Différentes versions circulent sur la façon dont ce blocage a été effectué. Le 15 avril, Echwalu Edward du blog Echwalu Photography écrivait :
Deux fournisseurs géants de téléphonie et accès à Internet, Warid Uganda Ltd et Uganda Telecom Ltd (UTL) ont bloqué deux des plus grands réseaux sociaux – facebook et twitter…. Twitter revient peu à peu, mais facebook est toujours bloqué.
Le 15 avril, il a publié une mise à jour, annonçant que l'accès aux deux plateformes était rétabli.
My Song in the Trench a remarqué que le blocage permettait un accès plus rapide à d'autres sites :
Internet est beaucoup plus rapide, même avec ma connexion très faible, parce que personne ne surfe sur Facebook et Twitter en ce moment.
MTN Uganda (@MTNUGANDACARE), l'un des plus importants fournisseurs d'accès à Internet, à annoncé sur Twitter le 15 qu'il ne mettrait pas en place le blocage :
@MTNUGANDACARE: @StoneAtwine Notre position est claire. Nous ne fermerons pas FB ou Twitter. Merci.

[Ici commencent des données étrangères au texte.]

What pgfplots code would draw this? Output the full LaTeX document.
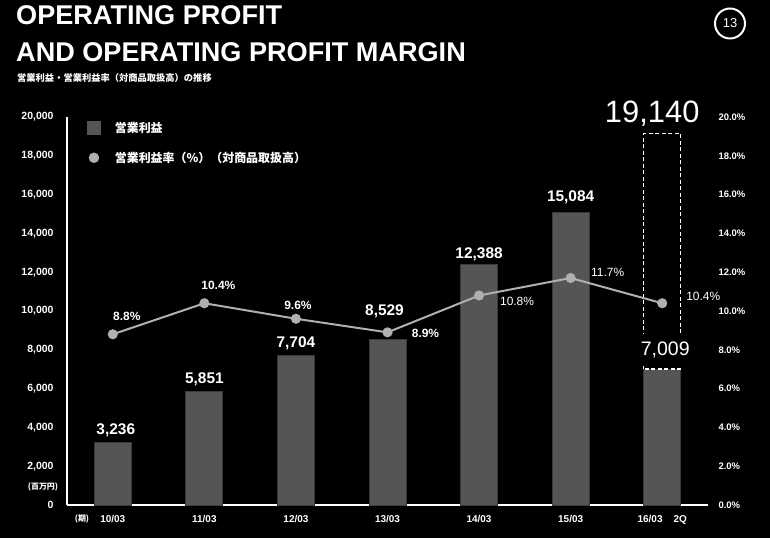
\documentclass[border=0pt]{standalone}
\usepackage{fontspec}
\setmainfont{Liberation Sans}
\newfontfamily\cjk{Noto Sans CJK JP}
\usepackage{pgfplots}
\pgfplotsset{compat=1.18}
\definecolor{bargray}{HTML}{555555}
\definecolor{baredge}{HTML}{3A3A3A}
\definecolor{linegray}{HTML}{B0B0B0}
\begin{document}
\begin{tikzpicture}
\fill[black] (0,0) rectangle (770bp,538bp);
\useasboundingbox (0,0) rectangle (770bp,538bp);
% titles
\node[anchor=base west, inner sep=0, text=white, font=\fontsize{27.2}{30}\selectfont\bfseries] at (16bp,513bp) {OPERATING PROFIT};
\node[anchor=base west, inner sep=0, text=white, font=\fontsize{27.2}{30}\selectfont\bfseries] at (16bp,476bp) {AND OPERATING PROFIT MARGIN};
\node[anchor=base west, inner sep=0, text=white, font=\cjk\fontsize{9.3}{11}\selectfont\bfseries] at (17bp,456.5bp) {営業利益・営業利益率（対商品取扱高）の推移};
\draw[white, line width=2bp] (730bp,514.5bp) circle (15bp);
\node[text=white, font=\fontsize{13}{15}\selectfont] at (730bp,514.5bp) {13};
\node[text=white, font=\cjk\fontsize{8}{9}\selectfont\bfseries] at (43bp,51bp) {(百万円)};
\node[text=white, font=\cjk\fontsize{8}{9}\selectfont\bfseries] at (82bp,19bp) {(期)};

\begin{axis}[
  at={(67bp,33bp)}, anchor=south west, scale only axis,
  width=641bp, height=388bp,
  xmin=-0.5, xmax=6.5, ymin=0, ymax=20000,
  axis lines=left,
  axis line style={-, white, line width=2.5bp},
  xtick={0,...,6},
  xticklabels={10/03,11/03,12/03,13/03,14/03,15/03,{16/03\hspace{1.1em}2Q}},
  ytick={0,2000,...,20000},
  scaled y ticks=false,
  major tick length=0,
  /pgf/number format/assume math mode=true,
  /pgf/number format/1000 sep={,},
  ticklabel style={text=white, font=\fontsize{10.5}{12}\selectfont\bfseries},
  yticklabel style={xshift=-10bp},
  xticklabel style={yshift=-7bp, font=\fontsize{10}{12}\selectfont\bfseries},
  clip=false,
  legend cell align=left,
  legend style={at={(0.031,0.99)}, anchor=north west, draw=none, fill=none,
    text=white, font=\cjk\fontsize{12}{14}\selectfont\bfseries,
    inner sep=0pt, row sep=17bp, column sep=14bp, nodes={inner sep=0pt}},
]
\addplot[ybar, bar width=37bp, fill=bargray, draw=baredge, line width=0.8bp,
  legend image code/.code={\fill[bargray] (0bp,-6.5bp) rectangle (13bp,6.5bp);}]
  coordinates {(0,3236) (1,5851) (2,7704) (3,8529) (4,12388) (5,15084) (6,7009)};
\addlegendentry{営業利益}
\addlegendimage{legend image code/.code={\fill[linegray] (6.5bp,0bp) circle (5bp);}}
\addlegendentry{営業利益率（\%）（対商品取扱高）}

\draw[white, line width=1.5bp, dash pattern=on 4bp off 2.5bp] (axis cs:5.798,7009) rectangle (axis cs:6.202,19140);

\begin{scope}[every node/.style={text=white, anchor=base, font=\fontsize{15.5}{18}\selectfont\bfseries}]
\node[xshift=3bp, yshift=7.5bp] at (axis cs:0,3236) {3,236};
\node[yshift=7.5bp] at (axis cs:1,5851) {5,851};
\node[yshift=8.5bp] at (axis cs:2,7704) {7,704};
\node[xshift=-3bp, yshift=24.5bp] at (axis cs:3,8529) {8,529};
\node[yshift=6.5bp] at (axis cs:4,12388) {12,388};
\node[yshift=10.5bp] at (axis cs:5,15084) {15,084};
\end{scope}
\node[text=white, anchor=base, font=\fontsize{31}{34}\selectfont, xshift=-10bp, yshift=11.5bp] at (axis cs:6,19140) {19,140};
\node[text=white, fill=black, inner xsep=2bp, inner ysep=8bp, font=\fontsize{19.6}{22}\selectfont, xshift=3bp, yshift=19bp] at (axis cs:6,7009) {7,009};
\end{axis}

\begin{axis}[
  at={(67bp,33bp)}, anchor=south west, scale only axis,
  width=641bp, height=388bp,
  xmin=-0.5, xmax=6.5, ymin=0, ymax=20,
  hide x axis,
  axis y line*=right,
  axis line style={draw=none},
  ytick={0,2,...,20},
  major tick length=0,
  /pgf/number format/assume math mode=true,
  yticklabel={\pgfmathprintnumber[fixed,fixed zerofill,precision=1]{\tick}\%},
  yticklabel style={text=white, font=\fontsize{9.5}{11}\selectfont\bfseries, xshift=7bp},
  clip=false,
]
\addplot[linegray, line width=2bp, mark=*, mark size=4bp, mark options={fill=linegray, draw=linegray, solid}]
  coordinates {(0,8.8) (1,10.4) (2,9.6) (3,8.9) (4,10.8) (5,11.7) (6,10.4)};
\begin{scope}[every node/.style={text=white, font=\fontsize{12}{14}\selectfont\bfseries}]
\node[xshift=14bp, yshift=18bp] at (axis cs:0,8.8) {8.8\%};
\node[xshift=14bp, yshift=18bp] at (axis cs:1,10.4) {10.4\%};
\node[xshift=2bp, yshift=13bp] at (axis cs:2,9.6) {9.6\%};
\node[xshift=38bp, yshift=-1bp] at (axis cs:3,8.9) {8.9\%};
\end{scope}
\begin{scope}[every node/.style={text=white, font=\fontsize{12}{14}\selectfont}]
\node[xshift=38bp, yshift=-6bp] at (axis cs:4,10.8) {10.8\%};
\node[xshift=37bp, yshift=6bp] at (axis cs:5,11.7) {11.7\%};
\node[xshift=41bp, yshift=7bp] at (axis cs:6,10.4) {10.4\%};
\end{scope}
\end{axis}
\end{tikzpicture}
\end{document}
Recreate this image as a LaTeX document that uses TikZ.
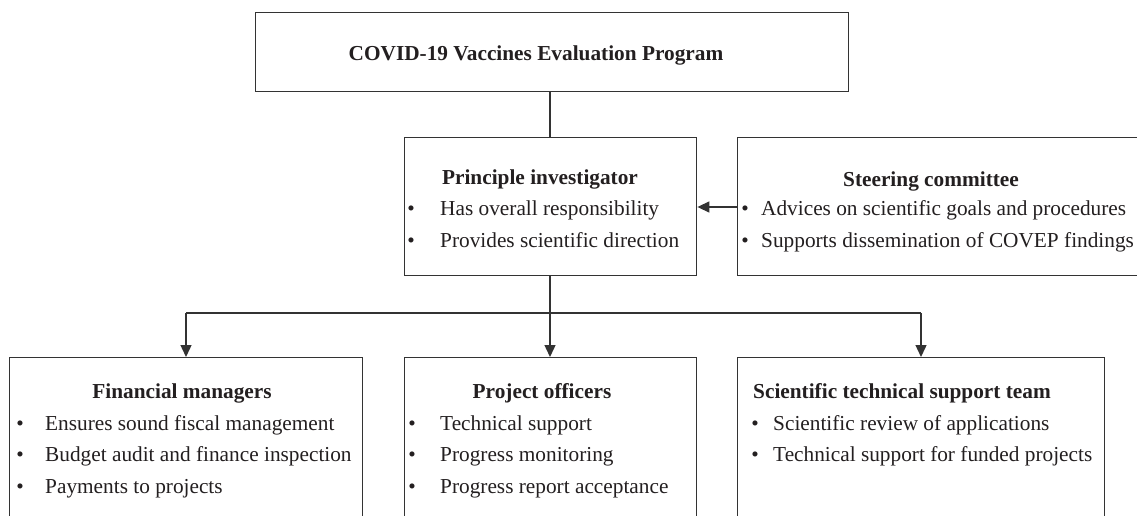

Selon de nombreux articles de presse, la Commission des communications a également demandé l'interdiction de diffusion en temps réel à la télévision d'images des manifestations. Le blogueur Steven Youngblood écrit :
Que ce soit la censure des images en direct (vérifiée) ou la censure d'Internet (rumeurs), ce genre de censure produit en général l'effet contraire de celui escompté. Le black out d'Internet en Egypte a dressé l'opinion publique contre le gouvernement de Moubarak. Nous sommes en 2011, et même en Ouganda, les médias internationaux prolifèrent. Si les médias ougandais sont muselés, la population ici se tournera tout simplement vers d'autres stations de radio des pays voisins, ou vers des sources internationales comme la BBC ou Voice of America. Les tentatives grossières de contrôler l'information ne prennent pas en considération la richesse actuelle des médias, au contraire, elles révèlent des tentatives démodées et fébriles, de style soviétique, de manipuler la population.